冬の内見は、必ず午前10時から午後2時までの、自然光が入る時間帯に行いましょう。

年末年始の休みで審査・手続きがストップするリスク

最大の注意点は、スケジューリングです。不動産管理会社や仲介会社は、年末年始に長期休暇(およそ12月27日〜1月4日頃)に入ります。しかし、それ以上に気をつけなければならないのが「家賃保証会社」の営業日です。

多くの物件で加入が必須となる保証会社は、年内の審査受付や事務処理を12月24日〜25日頃で締め切ることがあります。もし、12月25日に「ここに決めます」と申し込みをしても、審査が年明けまでストップしてしまい、契約手続きが完了せず、鍵の引き渡しが1月中旬までずれ込む可能性があります。

これでは「年内契約」を条件にした交渉も無効になりかねません。冬の引っ越しを成功させるためのデッドラインは「12月20日」です。この日までに申し込みを完了させ、審査を通しておかなければ、年内入居は物理的に不可能になると心得てください。

まとめ

冬の引っ越しは、単なる時期外れの移動ではありません。市場の歪みを突いた、賢い消費者のための戦略的行動です。

  • 11月〜12月は「空室リスク」と「節税心理」でオーナーが弱気になりやすい。
  • 引っ越し料金も繁忙期の高騰前に底値を拾えるラストチャンス。
  • 「家賃値下げ」より「フリーレント・礼金カット」を狙い、「年内即決」を武器にする。
  • ただし、12月20日というタイムリミットを厳守し、審査遅延のリスクを回避する。

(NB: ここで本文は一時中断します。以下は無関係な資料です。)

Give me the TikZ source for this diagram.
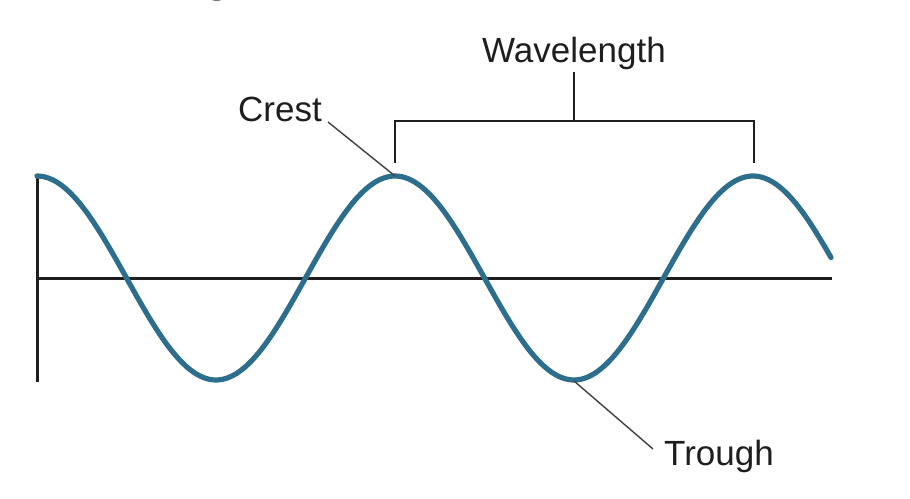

これから訪れる1月〜3月の繁忙期は、物件の奪い合いとなり、家賃も初期費用も高止まりする「売り手市場」です。その狂騒に巻き込まれる前に、今の時期だからこそ出回っている好条件の物件を見つけ、賢く交渉して、お得に新生活をスタートさせてはいかがでしょうか。今動くことこそが、最大の節約術なのです。